The fall-out from the Thatcher years has encouraged some people to take it as an article of faith that Scotland has an inbuilt left-leaning majority. Many seem to have forgotten that the Conservatives are the only party ever to have won a majority vote in Scotland in a general election. The country may have changed a lot since 1955, but not to the degree that the Conservatives have been wiped from the political map. Admitting to being a Conservative in Scotland is viewed by some as akin to admitting to being a child molester, but some traditional ‘conservative’ values (hard work, self-reliance, financial prudence) are actually held by many Scottish people. The perception that conservatism is a toxic brand may be true when it comes to public declarations of political allegiance, but it can hardly be described as electorally toxic when the Tories -in spite of everything- consistently poll similar numbers to the LibDems. In private, many folk hold ‘small c’ conservative views, so the Yes team was not only writing off the votes of that committed 16.7% of the electorate (412,855 people); it was writing off the votes of an unspecifiable number of people who: 
a) may have been inclined to espouse conservative values 
and b) may have been incentivised by the prospect that their vote, for once, might actually make a difference in Scotland.   

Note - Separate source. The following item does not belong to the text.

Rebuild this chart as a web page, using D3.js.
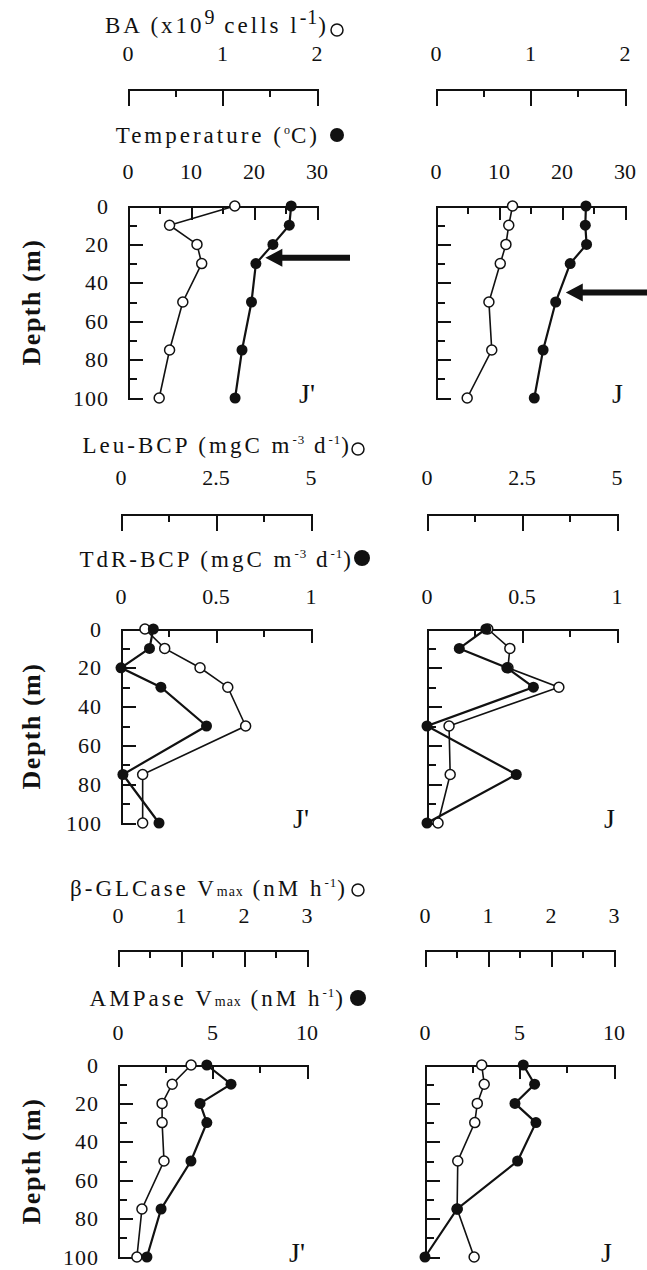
<!DOCTYPE html>
<meta charset="utf-8">
<style>
body { margin: 0; background: #fff; }
text { font-family: "Liberation Serif", "Times New Roman", serif; fill: #111; }
.axis path, .axis line { stroke: #111; stroke-width: 2; fill: none; shape-rendering: crispEdges; }
</style>
<body>
<svg width="647" height="1270"></svg>
<script src="https://cdn.jsdelivr.net/npm/d3@7"></script>
<script>
// sampling depths (m)
var depths = [0, 10, 20, 30, 50, 75, 100];
var depthTicks = [0, 20, 40, 60, 80, 100];

// row 1 : bacterial abundance (open) and temperature (filled)
var baJp   = [1.13, 0.44, 0.73, 0.78, 0.58, 0.44, 0.33];
var tempJp = [25.9, 25.6, 23.0, 20.3, 19.6, 18.1, 17.0];
var baJ    = [0.81, 0.77, 0.74, 0.68, 0.56, 0.59, 0.33];
var tempJ  = [23.8, 23.7, 23.9, 21.3, 19.0, 17.0, 15.6];

// row 2 : Leu-BCP (open) and TdR-BCP (filled)
var leuJp = [0.63, 1.15, 2.08, 2.81, 3.28, 0.57, 0.57];
var tdrJp = [0.17, 0.15, 0.00, 0.21, 0.45, 0.01, 0.20];
var leuJ  = [1.60, 2.18, 2.13, 3.47, 0.58, 0.61, 0.29];
var tdrJ  = [0.31, 0.17, 0.42, 0.56, 0.00, 0.47, 0.00];

// row 3 : beta-GLCase (open) and AMPase (filled)
var glcJp = [1.16, 0.86, 0.70, 0.70, 0.73, 0.38, 0.30];
var ampJp = [4.70, 5.98, 4.34, 4.70, 3.86, 2.28, 1.53];
var glcJ  = [0.90, 0.94, 0.83, 0.79, 0.52, 0.51, 0.78];
var ampJ  = [5.20, 5.80, 4.76, 5.87, 4.90, 1.70, 0.00];

// axis tick labels
var baTicks = [0, 1, 2],        tempTicks = [0, 10, 20, 30];
var leuTicks = [0, 2.5, 5],     tdrTicks = [0, 0.5, 1];
var glcTicks = [0, 1, 2, 3],    ampTicks = [0, 5, 10];

// thermocline arrows: depth and temperature they point at
var arrowDepth = [27, 45];
var arrowTemp  = [21.8, 20.6];

var svg = d3.select("svg");

var rows = [
  { y0: 206, y1: 398, by: 89, l1: 61, l2: 179,
    d1: [0, 2], t1: baTicks, m1: [0.5, 1.5],
    d2: [0, 30], t2: tempTicks, m2: [5, 15, 25],
    left: { x0: 128, x1: 317, open: baJp, fill: tempJp, name: "J'" },
    right: { x0: 436, x1: 625, open: baJ, fill: tempJ, name: "J" } },
  { y0: 629, y1: 823, by: 514, l1: 485, l2: 604,
    d1: [0, 5], t1: leuTicks, m1: [1.25, 3.75],
    d2: [0, 1], t2: [0.5, 1], m2: [0.25, 0.75], lab2: tdrTicks,
    left: { x0: 121, x1: 311, open: leuJp, fill: tdrJp, name: "J'" },
    right: { x0: 427, x1: 617, open: leuJ, fill: tdrJ, name: "J" } },
  { y0: 1065, y1: 1257, by: 950, l1: 923, l2: 1040,
    d1: [0, 3], t1: glcTicks, m1: [0.5, 1.5, 2.5],
    d2: [0, 10], t2: [5, 10], m2: [2.5, 7.5], lab2: ampTicks,
    left: { x0: 118, x1: 307, open: glcJp, fill: ampJp, name: "J'" },
    right: { x0: 425, x1: 614, open: glcJ, fill: ampJ, name: "J" } }
];

function tickAxis(g, axis, major, minor, bigLen, smallLen) {
  g.append("g").attr("class", "axis")
    .call(axis.tickValues(major).tickSize(bigLen).tickSizeOuter(0).tickFormat(""));
  g.append("g").attr("class", "axis")
    .call(axis.tickValues(minor).tickSize(smallLen).tickFormat(""))
    .select(".domain").remove();
}

function panel(row, p, isLeft) {
  var x1 = d3.scaleLinear().domain(row.d1).range([p.x0, p.x1]);
  var x2 = d3.scaleLinear().domain(row.d2).range([p.x0, p.x1]);
  var y = d3.scaleLinear().domain([0, 100]).range([row.y0, row.y1]);
  var g = svg.append("g");

  // bracket axis for the open series
  var gb = g.append("g").attr("transform", "translate(0," + row.by + ")");
  tickAxis(gb, d3.axisBottom(x1), row.t1, row.m1, 17, 8);
  g.selectAll(null).data(row.t1).enter().append("text")
    .attr("x", function (d) { return x1(d); })
    .attr("y", row.l1)
    .attr("text-anchor", "middle")
    .style("font-size", "22px")
    .text(function (d) { return d; });

  // plot top axis for the filled series
  var gt = g.append("g").attr("transform", "translate(0," + row.y0 + ")");
  tickAxis(gt, d3.axisBottom(x2), row.t2, row.m2, 14, 8);
  g.selectAll(null).data(row.lab2 || row.t2).enter().append("text")
    .attr("x", function (d) { return x2(d); })
    .attr("y", row.l2)
    .attr("text-anchor", "middle")
    .style("font-size", "22px")
    .text(function (d) { return d; });

  // depth axis
  var gl = g.append("g").attr("transform", "translate(" + p.x0 + ",0)");
  tickAxis(gl, d3.axisRight(y), depthTicks, [10, 30, 50, 70, 90], 15, 9);

  if (isLeft) {
    g.selectAll(null).data(depthTicks).enter().append("text")
      .attr("x", p.x0 - 19)
      .attr("y", function (d) { return y(d) + 7.5; })
      .attr("text-anchor", "end")
      .style("font-size", "22px")
      .style("letter-spacing", "1px")
      .text(function (d) { return d; });
    g.append("text")
      .attr("transform", "translate(40," + (row.y0 + row.y1) / 2 + ") rotate(-90)")
      .attr("text-anchor", "middle")
      .style("font-size", "26px")
      .style("font-weight", "bold")
      .style("letter-spacing", "1.5px")
      .text("Depth (m)");
  }

  var openPts = depths.map(function (d, i) { return { depth: d, v: p.open[i] }; });
  var fillPts = depths.map(function (d, i) { return { depth: d, v: p.fill[i] }; });

  g.append("path").datum(openPts)
    .attr("fill", "none").attr("stroke", "#111").attr("stroke-width", 1.6)
    .attr("d", d3.line().x(function (d) { return x1(d.v); }).y(function (d) { return y(d.depth); }));
  g.selectAll(null).data(openPts).enter().append("circle")
    .attr("cx", function (d) { return x1(d.v); })
    .attr("cy", function (d) { return y(d.depth); })
    .attr("r", 5).attr("fill", "#fff").attr("stroke", "#111").attr("stroke-width", 1.5);

  g.append("path").datum(fillPts)
    .attr("fill", "none").attr("stroke", "#111").attr("stroke-width", 2.2)
    .attr("d", d3.line().x(function (d) { return x2(d.v); }).y(function (d) { return y(d.depth); }));
  g.selectAll(null).data(fillPts).enter().append("circle")
    .attr("cx", function (d) { return x2(d.v); })
    .attr("cy", function (d) { return y(d.depth); })
    .attr("r", 5.5).attr("fill", "#111");

  g.append("text")
    .attr("x", p.x1 - 2)
    .attr("y", row.y1 + 5)
    .attr("text-anchor", "end")
    .style("font-size", "28px")
    .text(p.name);

  return { x: x2, y: y };
}

var scales = [];
rows.forEach(function (row) {
  scales.push([panel(row, row.left, true), panel(row, row.right, false)]);
});

// axis titles with symbol keys
function title(parts, xEnd, yBase, sym, sx, sy, sr) {
  var t = svg.append("text")
    .attr("x", xEnd).attr("y", yBase)
    .attr("text-anchor", "end")
    .style("font-size", "23px")
    .style("letter-spacing", "3px");
  var shift = 0;
  parts.forEach(function (pt) {
    var s = t.append("tspan").text(pt[0]);
    var target = 0, size = "23px";
    if (pt[1] === "sup") { target = -9; size = pt[2] || "13px"; }
    if (pt[1] === "sub") { target = 0; size = "14px"; }
    s.attr("dy", target - shift).style("font-size", size);
    if (pt[1] === "sub" || pt[1] === "sup") s.style("letter-spacing", "1px");
    shift = target;
  });
  if (sym === "open") {
    svg.append("circle").attr("cx", sx).attr("cy", sy).attr("r", sr)
      .attr("fill", "#fff").attr("stroke", "#111").attr("stroke-width", 1.5);
  } else {
    svg.append("circle").attr("cx", sx).attr("cy", sy).attr("r", sr).attr("fill", "#111");
  }
}

title([["BA (x10"], ["9", "sup", "20px"], [" cells l"], ["-1", "sup", "20px"], [")"]], 329, 33, "open", 337, 30, 6);
title([["Temperature ("], ["o", "sup", "12px"], ["C)"]], 320, 143, "fill", 337, 135, 7);
title([["Leu-BCP (mgC m"], ["-3", "sup"], [" d"], ["-1", "sup"], [")"]], 352, 453, "open", 358, 449, 6);
title([["TdR-BCP (mgC m"], ["-3", "sup"], [" d"], ["-1", "sup"], [")"]], 354, 567, "fill", 362, 558, 8);
title([["\u03b2-GLCase V"], ["max", "sub"], [" (nM h"], ["-1", "sup"], [")"]], 348, 896, "open", 358, 890, 6);
title([["AMPase V"], ["max", "sub"], [" (nM h"], ["-1", "sup"], [")"]], 346, 1006, "fill", 358, 998, 8);

// thermocline arrows in the top row
var tails = [350, 647];
[0, 1].forEach(function (i) {
  var s = scales[0][i];
  var tx = s.x(arrowTemp[i]), ty = s.y(arrowDepth[i]);
  svg.append("path")
    .attr("fill", "#111")
    .attr("d", "M" + tx + "," + ty +
      "L" + (tx + 17) + "," + (ty - 9) +
      "L" + (tx + 17) + "," + (ty - 3) +
      "L" + tails[i] + "," + (ty - 3) +
      "L" + tails[i] + "," + (ty + 3) +
      "L" + (tx + 17) + "," + (ty + 3) +
      "L" + (tx + 17) + "," + (ty + 9) + "Z");
});
</script>
</body>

The Yes team couldn’t possibly have known what that number was, but they appear to have overlooked the possibility that it might have been quite big. As it turns out, the number was big enough for Yes to lose in 28 out of 32 Scottish local authorities. The more voters that turned out, the more likely they were to vote No; of the 24 regions with the biggest turnouts, 23 of them voted against independence. The two regions with the lowest turnouts –Glasgow and Dundee- both went to Yes.     

The referendum process excited my son and made him think about lots of things. He’s a wiser and more politically engaged person now than he was a month or two ago. He understood what I meant by that question about how many folk weren’t at the demonstration. He understands that forming a political view isn’t about re-tweeting one-liners from acerbic comedians or posting links to propaganda sites. He understands that the world is more complicated than some folk would have us believe. He understands that it’s not only worth giving a bit of thought to things that he hadn’t previously considered, it’s also worth considering the possibility that there are things he doesn’t know that he doesn’t know.

Scotland is going to be just fine if his generation grow up understanding that when people say something is a ‘no brainer’, it usually means the exact opposite.